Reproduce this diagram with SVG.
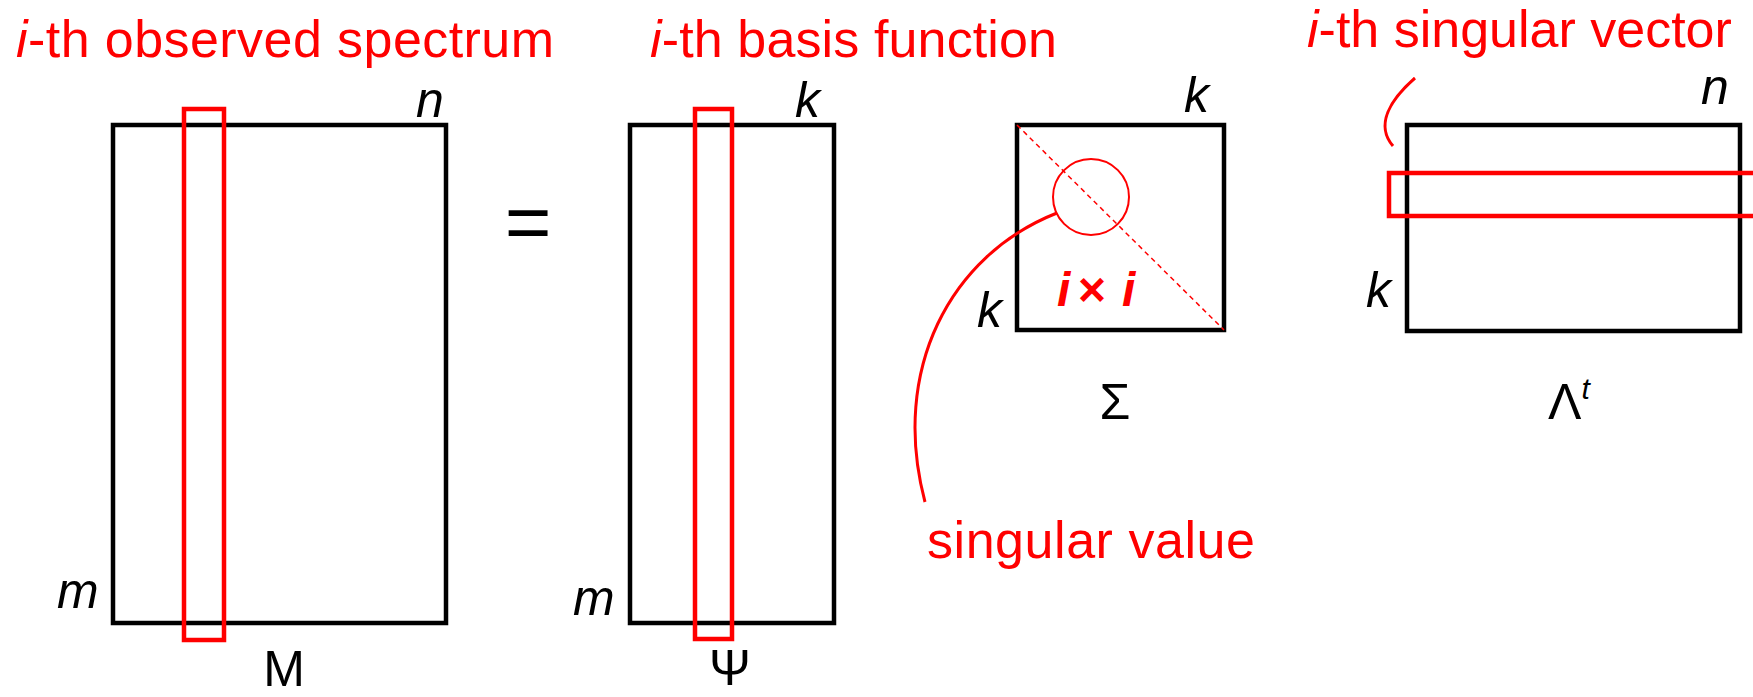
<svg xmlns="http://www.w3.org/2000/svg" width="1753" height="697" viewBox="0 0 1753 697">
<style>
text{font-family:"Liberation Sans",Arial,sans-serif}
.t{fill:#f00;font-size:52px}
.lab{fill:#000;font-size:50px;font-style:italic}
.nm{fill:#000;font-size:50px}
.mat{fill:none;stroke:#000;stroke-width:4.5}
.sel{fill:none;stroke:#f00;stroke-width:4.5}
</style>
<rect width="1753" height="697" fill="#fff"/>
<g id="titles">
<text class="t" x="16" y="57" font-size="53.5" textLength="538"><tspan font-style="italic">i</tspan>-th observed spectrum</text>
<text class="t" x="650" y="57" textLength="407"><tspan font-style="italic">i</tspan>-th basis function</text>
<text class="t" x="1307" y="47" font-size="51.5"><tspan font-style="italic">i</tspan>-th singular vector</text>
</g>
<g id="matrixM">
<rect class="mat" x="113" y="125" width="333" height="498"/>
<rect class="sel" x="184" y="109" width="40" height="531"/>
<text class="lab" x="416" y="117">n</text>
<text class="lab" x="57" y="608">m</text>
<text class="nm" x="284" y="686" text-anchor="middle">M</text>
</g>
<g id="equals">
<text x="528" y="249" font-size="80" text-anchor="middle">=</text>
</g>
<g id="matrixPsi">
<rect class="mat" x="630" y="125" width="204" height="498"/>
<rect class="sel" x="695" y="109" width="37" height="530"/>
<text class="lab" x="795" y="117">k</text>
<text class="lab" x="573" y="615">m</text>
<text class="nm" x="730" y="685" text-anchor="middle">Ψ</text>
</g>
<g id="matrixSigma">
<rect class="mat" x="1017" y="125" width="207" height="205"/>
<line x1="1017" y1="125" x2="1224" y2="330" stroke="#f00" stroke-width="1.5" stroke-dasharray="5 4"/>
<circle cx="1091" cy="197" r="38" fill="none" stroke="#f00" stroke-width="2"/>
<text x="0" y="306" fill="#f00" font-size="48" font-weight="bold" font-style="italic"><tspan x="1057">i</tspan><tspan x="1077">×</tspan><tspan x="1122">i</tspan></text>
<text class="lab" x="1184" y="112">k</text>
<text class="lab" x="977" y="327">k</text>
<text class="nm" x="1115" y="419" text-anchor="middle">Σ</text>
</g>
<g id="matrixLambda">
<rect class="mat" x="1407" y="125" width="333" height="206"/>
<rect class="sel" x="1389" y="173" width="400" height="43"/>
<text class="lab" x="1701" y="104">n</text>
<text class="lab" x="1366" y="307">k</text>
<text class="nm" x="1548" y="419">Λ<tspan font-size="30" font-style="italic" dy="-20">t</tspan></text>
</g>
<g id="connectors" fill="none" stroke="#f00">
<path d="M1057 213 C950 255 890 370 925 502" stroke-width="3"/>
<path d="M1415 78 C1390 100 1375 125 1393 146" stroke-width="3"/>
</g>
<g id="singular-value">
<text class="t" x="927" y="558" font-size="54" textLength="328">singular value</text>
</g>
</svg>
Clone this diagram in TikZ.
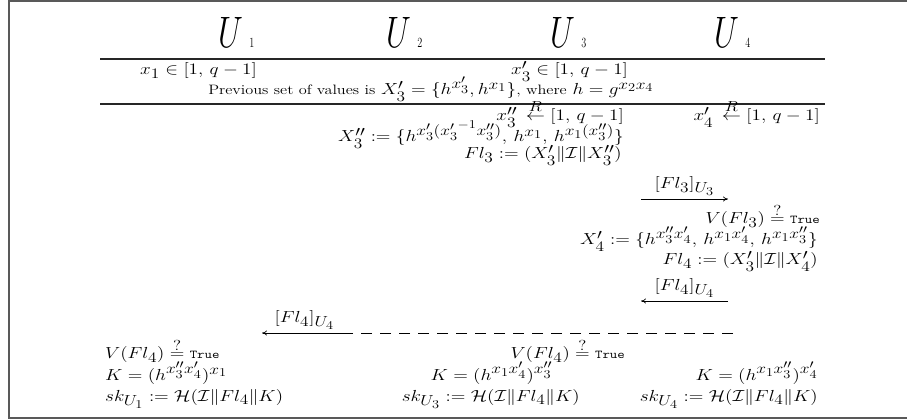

Task statement.
Repeat the data exactly in full, omitting its pictures.

Solution to this exercise.
Reproduce this diagram with SVG.
<svg xmlns="http://www.w3.org/2000/svg" width="1753" height="697" viewBox="0 0 1753 697">
<style>
text{font-family:"Liberation Sans",Arial,sans-serif}
.t{fill:#f00;font-size:52px}
.lab{fill:#000;font-size:50px;font-style:italic}
.nm{fill:#000;font-size:50px}
.mat{fill:none;stroke:#000;stroke-width:4.5}
.sel{fill:none;stroke:#f00;stroke-width:4.5}
</style>
<rect width="1753" height="697" fill="#fff"/>
<g id="titles">
<text class="t" x="16" y="57" font-size="53.5" textLength="538"><tspan font-style="italic">i</tspan>-th observed spectrum</text>
<text class="t" x="650" y="57" textLength="407"><tspan font-style="italic">i</tspan>-th basis function</text>
<text class="t" x="1307" y="47" font-size="51.5"><tspan font-style="italic">i</tspan>-th singular vector</text>
</g>
<g id="matrixM">
<rect class="mat" x="113" y="125" width="333" height="498"/>
<rect class="sel" x="184" y="109" width="40" height="531"/>
<text class="lab" x="416" y="117">n</text>
<text class="lab" x="57" y="608">m</text>
<text class="nm" x="284" y="686" text-anchor="middle">M</text>
</g>
<g id="equals">
<text x="528" y="249" font-size="80" text-anchor="middle">=</text>
</g>
<g id="matrixPsi">
<rect class="mat" x="630" y="125" width="204" height="498"/>
<rect class="sel" x="695" y="109" width="37" height="530"/>
<text class="lab" x="795" y="117">k</text>
<text class="lab" x="573" y="615">m</text>
<text class="nm" x="730" y="685" text-anchor="middle">Ψ</text>
</g>
<g id="matrixSigma">
<rect class="mat" x="1017" y="125" width="207" height="205"/>
<line x1="1017" y1="125" x2="1224" y2="330" stroke="#f00" stroke-width="1.5" stroke-dasharray="5 4"/>
<circle cx="1091" cy="197" r="38" fill="none" stroke="#f00" stroke-width="2"/>
<text x="0" y="306" fill="#f00" font-size="48" font-weight="bold" font-style="italic"><tspan x="1057">i</tspan><tspan x="1077">×</tspan><tspan x="1122">i</tspan></text>
<text class="lab" x="1184" y="112">k</text>
<text class="lab" x="977" y="327">k</text>
<text class="nm" x="1115" y="419" text-anchor="middle">Σ</text>
</g>
<g id="matrixLambda">
<rect class="mat" x="1407" y="125" width="333" height="206"/>
<rect class="sel" x="1389" y="173" width="400" height="43"/>
<text class="lab" x="1701" y="104">n</text>
<text class="lab" x="1366" y="307">k</text>
<text class="nm" x="1548" y="419">Λ<tspan font-size="30" font-style="italic" dy="-20">t</tspan></text>
</g>
<g id="connectors" fill="none" stroke="#f00">
<path d="M1057 213 C950 255 890 370 925 502" stroke-width="3"/>
<path d="M1415 78 C1390 100 1375 125 1393 146" stroke-width="3"/>
</g>
<g id="singular-value">
<text class="t" x="927" y="558" font-size="54" textLength="328">singular value</text>
</g>
</svg>
Clone this diagram in TikZ.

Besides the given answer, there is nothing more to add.